Why You Should Track SLA Credits

If you're running a business that depends on SaaS tools — and who isn't these days? — you're probably entitled to service credits that you're not claiming. Most companies are leaving money on the table, sometimes thousands of dollars annually, simply because they're not tracking vendor SLA violations.

The Hidden Cost of Downtime

When GitHub goes down for 30 minutes, or when your CRM crashes during peak hours, it's not just an inconvenience.
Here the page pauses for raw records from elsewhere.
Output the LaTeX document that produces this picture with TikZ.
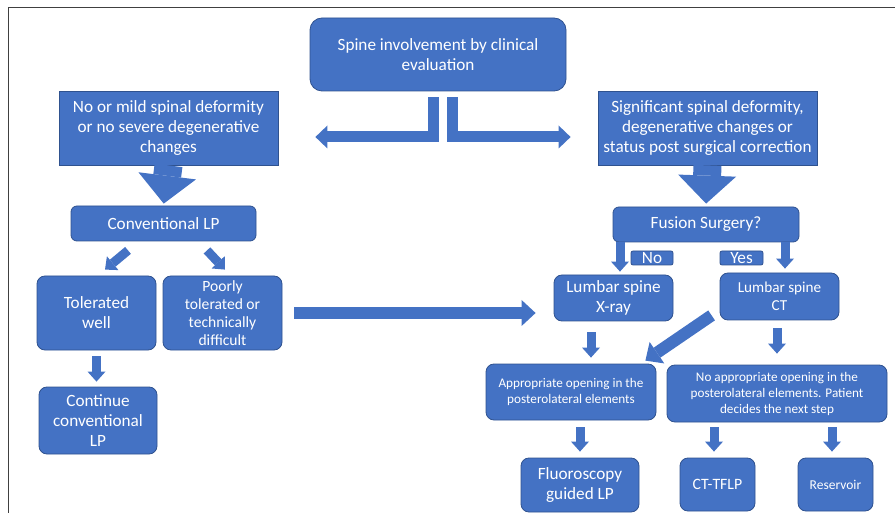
\documentclass[tikz,border=0pt]{standalone}
\usepackage{fontspec}
\setmainfont{Carlito}
\usetikzlibrary{arrows.meta}
\definecolor{boxblue}{HTML}{4472C4}
\definecolor{boxedge}{HTML}{2F528F}
\definecolor{framegray}{HTML}{404040}

\begin{document}
\begin{tikzpicture}[
    x=1pt, y=-1pt,
    every node/.style={fill=boxblue, draw=boxedge, line width=0.8pt, text=white, align=center,
        inner sep=0pt, font=\fontsize{17.2}{20}\selectfont},
    roundbox/.style={rounded corners=8pt},
    dims/.style 2 args={minimum width=#1, minimum height=#2},
    fatarrow/.style={draw=boxblue, line width=28pt, -{Triangle[width=58pt,length=28pt,line width=0pt]}},
    bentarrow/.style={draw=boxblue, line width=11pt, -{Triangle[width=23pt,length=12pt,line width=0pt]}},
    longarrow/.style={draw=boxblue, line width=12pt, -{Triangle[width=26pt,length=14pt,line width=0pt]}},
    thinarrow/.style={draw=boxblue, line width=9pt, -{Triangle[width=18pt,length=10pt,line width=0pt]}}
]
    \useasboundingbox (0,0) rectangle (895,513);
    \draw[framegray, line width=1pt] (8,513) -- (8,8) -- (895,8);

    % Primera decisión
    \node[roundbox, rounded corners=12pt, dims={256pt}{73pt}] (spine) at (438,54.5)
        {Spine involvement by clinical\\evaluation};
    \node[dims={219pt}{74pt}] (mild) at (168.5,128)
        {No or mild spinal deformity\\or no severe degenerative\\changes};
    \node[dims={219pt}{74pt}] (severe) at (707.5,128)
        {Significant spinal deformity,\\degenerative changes or\\status post surgical correction};

    % Rama izquierda
    \node[roundbox, rounded corners=6pt, dims={185pt}{35pt}] (conv) at (163.5,223.5) {Conventional LP};
    \node[roundbox, dims={119pt}{74pt}] (tol) at (96.5,313) {Tolerated\\well};
    \node[roundbox, dims={119pt}{74pt}, font=\fontsize{15.6}{18}\selectfont] (poor) at (222.5,313)
        {Poorly\\tolerated or\\technically\\difficult};
    \node[roundbox, dims={118pt}{67pt}] (cont) at (98,420.5) {Continue\\conventional\\LP};

    % Rama derecha
    \node[roundbox, rounded corners=6pt, dims={186pt}{35pt}] (fusion) at (706,224.5) {Fusion Surgery?};
    \node[rounded corners=2pt, dims={42pt}{14pt}] (no) at (652,258) {No};
    \node[rounded corners=2pt, dims={43pt}{14pt}] (yes) at (741.5,258) {Yes};
    \node[roundbox, dims={119pt}{46pt}] (xray) at (613.5,298) {Lumbar spine\\X-ray};
    \node[roundbox, dims={119pt}{47pt}, font=\fontsize{15.2}{18}\selectfont] (ct) at (779.5,296.5)
        {Lumbar spine\\CT};
    \node[roundbox, dims={170pt}{56pt}, font=\fontsize{13.2}{16}\selectfont] (appr) at (571,392)
        {Appropriate opening in the\\posterolateral elements};
    \node[roundbox, dims={220pt}{57pt}, font=\fontsize{13.2}{16}\selectfont] (noappr) at (777,393.5)
        {No appropriate opening in the\\posterolateral elements. Patient\\decides the next step};
    \node[roundbox, dims={118pt}{54pt}] (fluoro) at (580,485) {Fluoroscopy\\guided LP};
    \node[roundbox, dims={75pt}{53pt}, font=\fontsize{15.8}{19}\selectfont] (cttflp) at (717.5,484.5) {CT-TFLP};
    \node[roundbox, dims={75pt}{53pt}, font=\fontsize{13.5}{17}\selectfont] (res) at (835.5,484.5) {Reservoir};

    % Flechas
    \draw[bentarrow, shorten <=6pt, shorten >=37pt] ([xshift=-4.5pt]spine.south) |- ([yshift=-9pt]mild.east);
    \draw[bentarrow, shorten <=6pt, shorten >=27pt] ([xshift=14.5pt]spine.south) |- ([yshift=-9pt]severe.west);
    \draw[fatarrow, shorten >=2pt] (mild.south) -- (conv.north);
    \draw[fatarrow, shorten >=3pt] (severe.south) -- (fusion.north);

    \draw[thinarrow] ([shift={(-35.5pt,-9pt)}]conv.south) -- ([shift={(8.5pt,6pt)}]tol.north);
    \draw[thinarrow] ([shift={(43.5pt,-9pt)}]conv.south) -- ([shift={(2.5pt,6pt)}]poor.north);
    \draw[thinarrow, shorten <=6pt, shorten >=5pt] (tol.south) -- (tol.south |- cont.north);
    \draw[longarrow, shorten <=12pt, shorten >=18pt] (poor.east) -- (poor.east -| xray.west);

    \draw[thinarrow, shorten >=3pt] ([xshift=-86pt]fusion.south) -- ([xshift=-86pt]fusion.south |- xray.north);
    \draw[thinarrow, shorten >=4pt] ([xshift=79pt]fusion.south) -- ([xshift=79pt]fusion.south |- ct.north);
    \draw[thinarrow, shorten <=11pt, shorten >=6pt] ([xshift=-22.5pt]xray.south) -- ([xshift=-22.5pt]xray.south |- appr.north);
    \draw[longarrow] ([shift={(-8pt,5pt)}]ct.south west) -- ([shift={(-11pt,3pt)}]appr.north east);
    \draw[thinarrow, shorten <=8pt, shorten >=11pt] ([xshift=-2.5pt]ct.south) -- ([xshift=-2.5pt]ct.south |- noappr.north);

    \draw[thinarrow, shorten <=7pt, shorten >=6pt] (fluoro.north |- appr.south) -- (fluoro.north);
    \draw[thinarrow, shorten <=5pt, shorten >=6pt] ([xshift=-3.5pt]cttflp.north |- noappr.south) -- ([xshift=-3.5pt]cttflp.north);
    \draw[thinarrow, shorten <=5pt, shorten >=6pt] ([xshift=-3.5pt]res.north |- noappr.south) -- ([xshift=-3.5pt]res.north);
\end{tikzpicture}
\end{document}
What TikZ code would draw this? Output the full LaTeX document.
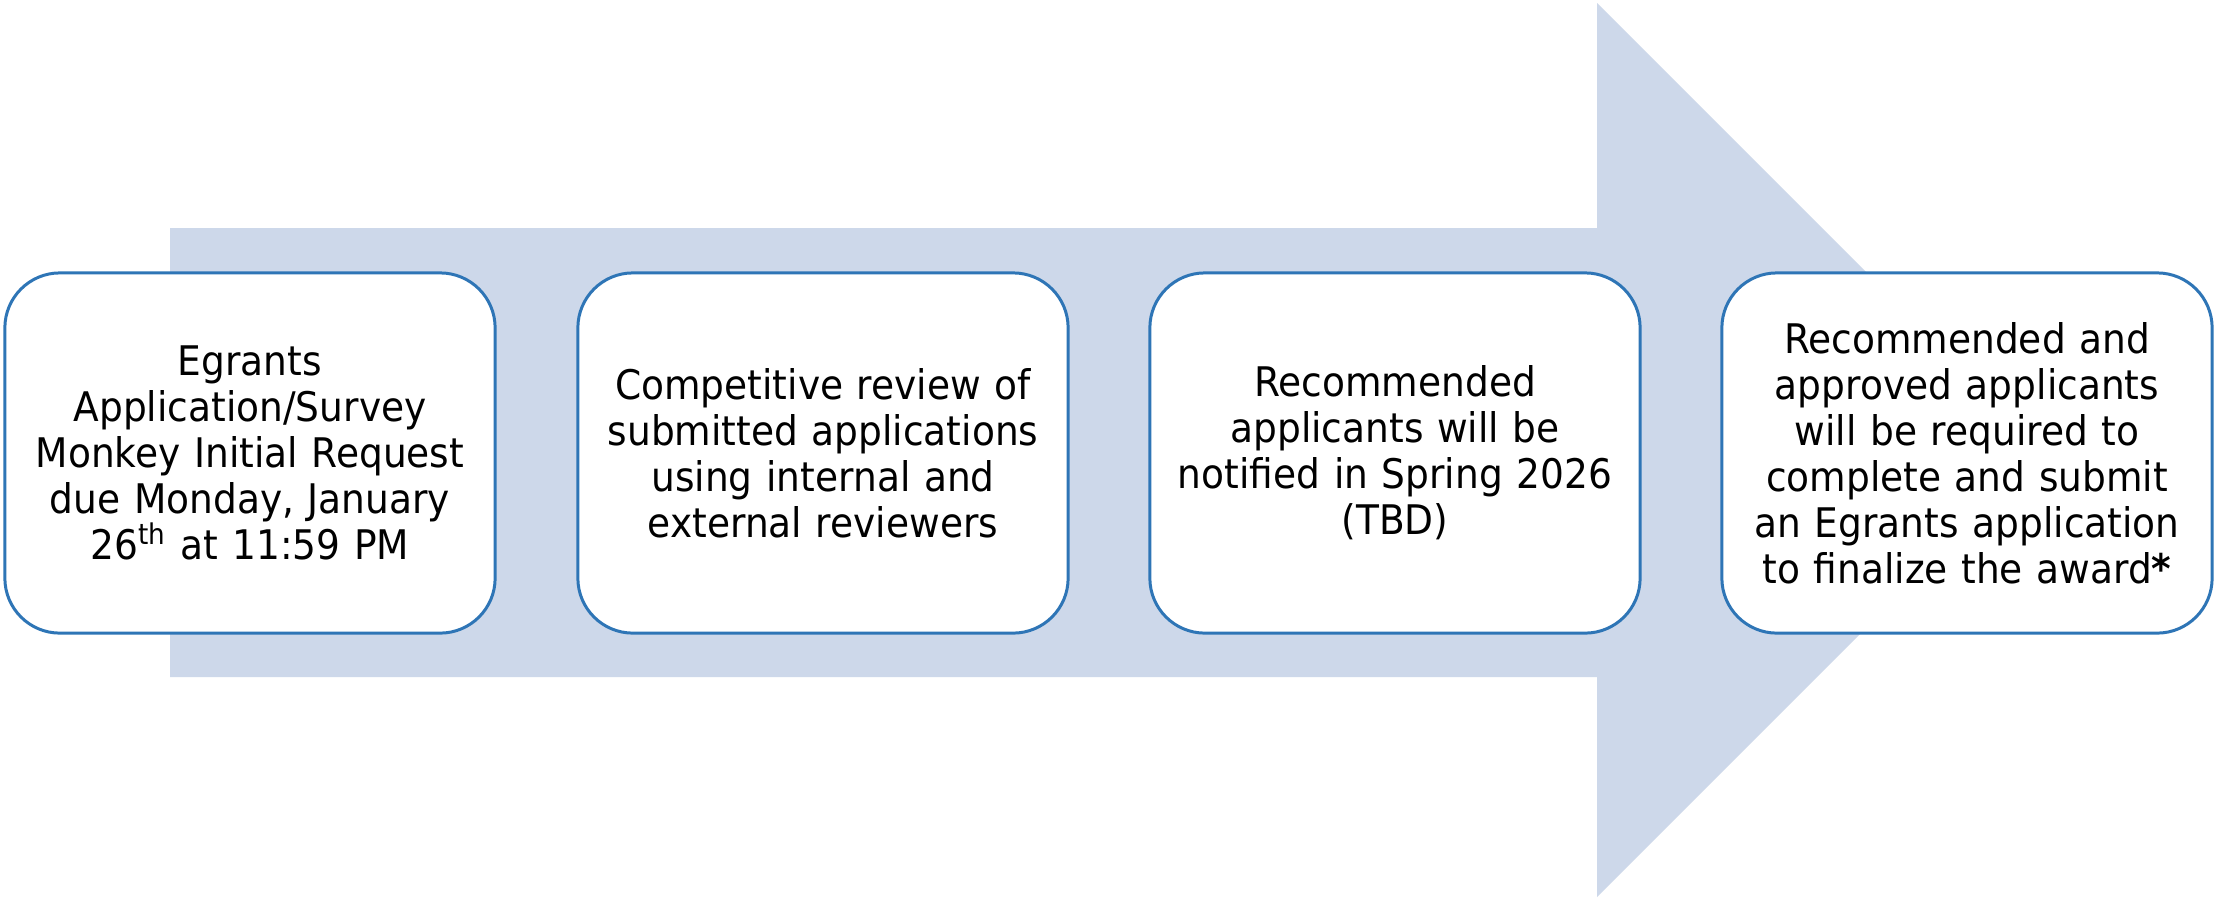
\documentclass[tikz,border=0pt]{standalone}
\usepackage{fontspec}
\setmainfont{DejaVu Sans}[FakeStretch=0.92]
\definecolor{bandfill}{RGB}{205,216,234}
\definecolor{boxline}{RGB}{46,117,182}
\begin{document}
\begin{tikzpicture}[x=0.01cm,y=-0.01cm,
  stepbox/.style={draw=boxline, line width=0.85pt, fill=white, rounded corners=0.55cm,
    minimum width=4.9cm, minimum height=3.6cm, text width=4.6cm, align=center,
    font=\fontsize{11.6pt}{13.1pt}\selectfont, inner sep=0pt}]
\useasboundingbox (0,0) rectangle (2214,899);
\fill[white] (0,0) rectangle (2214,899);
% big arrow
\fill[bandfill] (170,228) -- (1597,228) -- (1597,3) -- (2044,450) -- (1597,897) -- (1597,677) -- (170,677) -- cycle;
% steps
\node[stepbox] (s1) at (250,453) {Egrants\\Application/Survey\\Monkey Initial Request\\due Monday, January\\26\textsuperscript{th} at 11:59 PM};
\node[stepbox] (s2) at (823,453) {Competitive review of\\submitted applications\\using internal and\\external reviewers};
\node[stepbox] (s3) at (1395,453) {Recommended\\applicants will be\\notified in Spring 2026\\(TBD)};
\node[stepbox] (s4) at (1967,453) {Recommended and\\approved applicants\\will be required to\\complete and submit\\an Egrants application\\to finalize the award\textbf{*}};
\end{tikzpicture}
\end{document}
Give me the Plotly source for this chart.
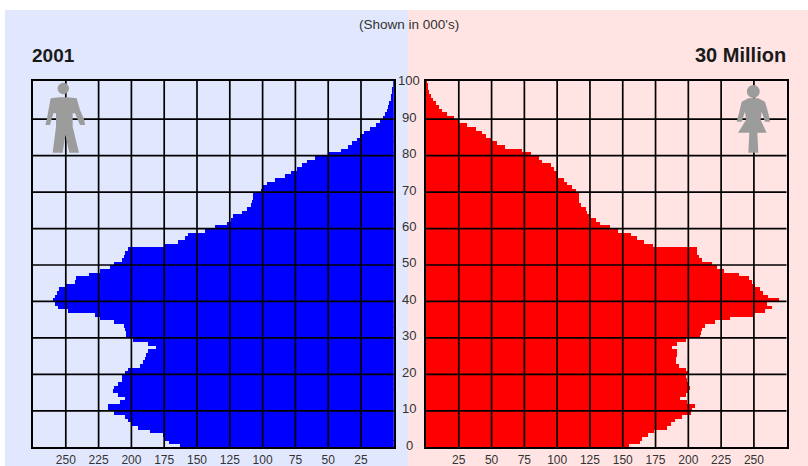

These outages often breach the Service Level Agreements (SLAs) you've signed with your vendors, entitling you to compensation in the form of service credits.

Here's the problem: most businesses have no systematic way to track these incidents, interpret their SLA terms, or follow up with credit requests.

Why Manual Tracking Fails

We've talked to dozens of companies, and the pattern is always the same:

  • Inconsistent monitoring: Teams only notice major outages, missing shorter but still compensable incidents
  • Complex SLA terms: Each vendor has different thresholds, measurement windows, and credit calculations
  • Time-sensitive claims: Many SLAs require credit requests within 30-60 days of an incident
  • Documentation burden: Proving downtime impact requires data most companies don't readily have
Real Example: A mid-sized tech company we worked with discovered they had missed claiming over $8,000 in credits from their main vendors over 18 months — simply because no one was systematically tracking outages against their SLA terms.

The Automation Advantage

Automated SLA monitoring solves these problems by:

  • Continuously watching vendor status pages and incident reports
  • Automatically comparing downtime against your specific SLA thresholds
  • Calculating potential credit values based on your contract terms
  • Generating ready-to-send credit request emails with supporting documentation

Beyond the Money

While recovering service credits is valuable, automated SLA tracking provides additional benefits:

  • Vendor accountability: Regular credit claims encourage better service reliability
  • Contract negotiations: Historical SLA data strengthens your position in renewals
  • Internal reporting: Clear visibility into which vendors are meeting their commitments

Getting Started

If you're ready to stop leaving money on the table, start by auditing your current vendor contracts. Identify which services have SLA guarantees and what the credit terms are. Then consider whether you have the time and systems to track this manually — or if automation might be worth the investment.

The goal isn't just to recover credits you're owed (though that's nice). It's to ensure you're getting the service reliability you're paying for, and holding your vendors accountable when you're not.